Marullo : Le premier défi était de comprendre comment animer cette matière sur scène, mais aussi dans l’esprit du spectateur. Et c’est avec le son qu’on y arrive en créant tout un tas de couches qui donnent différentes significations à ce qu’on voit. Tout au long du spectacle, on change de texture et de couleur sonore. On suggère de façon inconsciente, et indirecte, des images sonores sur lesquelles s’appuie l’imagination du spectateur pour créer des associations. Il y a l’univers marin parce qu’il fallait tout de suite l'ancrer dans quelque chose de concret, et puis la vie de tous les jours. Il y a des moments abstraits et d’autres plus mélodiques. À un moment, on entend des voix cachées dans les bruits et puis, par contraste, une séquence de piano où on est complètement dans la mélodie.

Le son, c’est aussi une matière ?
Marullo : Tout à fait. Notre oreille est sensible au volume des sons comme si elle décodait un bas-relief qui se détache d’un bruit de fond. L’oreille a une fonction de sculpteur, elle nous place dans un espace et surtout c’est un créateur d’altérité. Aujourd’hui, je continue à travailler avec cette dimension, ce langage. Ce sera un des noyaux de mon prochain projet, une suite d’Arance, autour du labyrinthe et de la Crête en référence aux Hots Spots créés sur les îles grecques par l’Union européenne pour retenir les migrants.

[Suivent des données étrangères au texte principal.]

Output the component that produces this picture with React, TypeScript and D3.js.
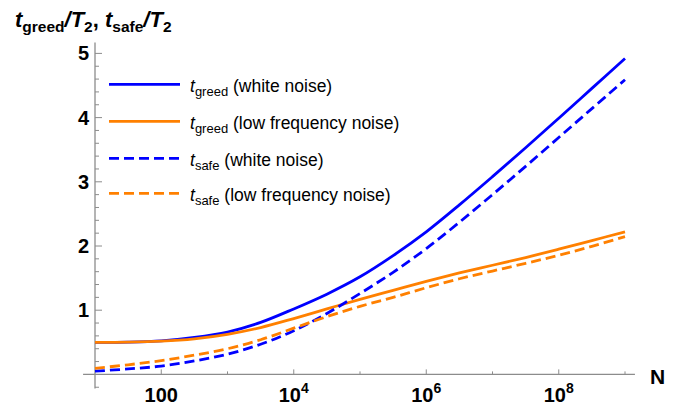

Pendant la première partie du spectacle, la magie et la poésie sont indissociables de l’illusion créée autour de cet objet qui semble autonome. Pourtant, vous avez tenu à montrer l’envers de la manipulation.
Marullo : L’objet scénique est comme une marionnette géante. Les manipulateurs sont derrière. Il fallait montrer ce travail pour révéler le projet et aussi parce que ça fait sens. Derrière la symbolique et la matière, il y a des gens. C’est une autre fiction. C’est une histoire que l’humanité se raconte. On sait très bien que c’est manipulé, mais on ne le voit pas, c’est la magie du cerveau humain.

Comment avez-vous travaillé la dimension chorégraphique du spectacle ?
Marullo : Dans Wreck, je parle du naufrage de la matière. La sculpture est manipulée et à la fin, elle se dégonfle. Mais mon matériau, c’est aussi le corps. Et pour moi le drame du corps humain, c’est l’émotion. C’est elle qui fait le lien entre les premières postures immobiles, comme en méditation, et celles qui s’inscrivent dans le mouvement, dans la réaction et le déséquilibre, de la ronde mystique jusqu’à la grimace des gorgones. Cet objet artificiel créé à partir des déchets de notre civilisation devient créateur de figures humaines et d’une fiction écrite par l’émotion.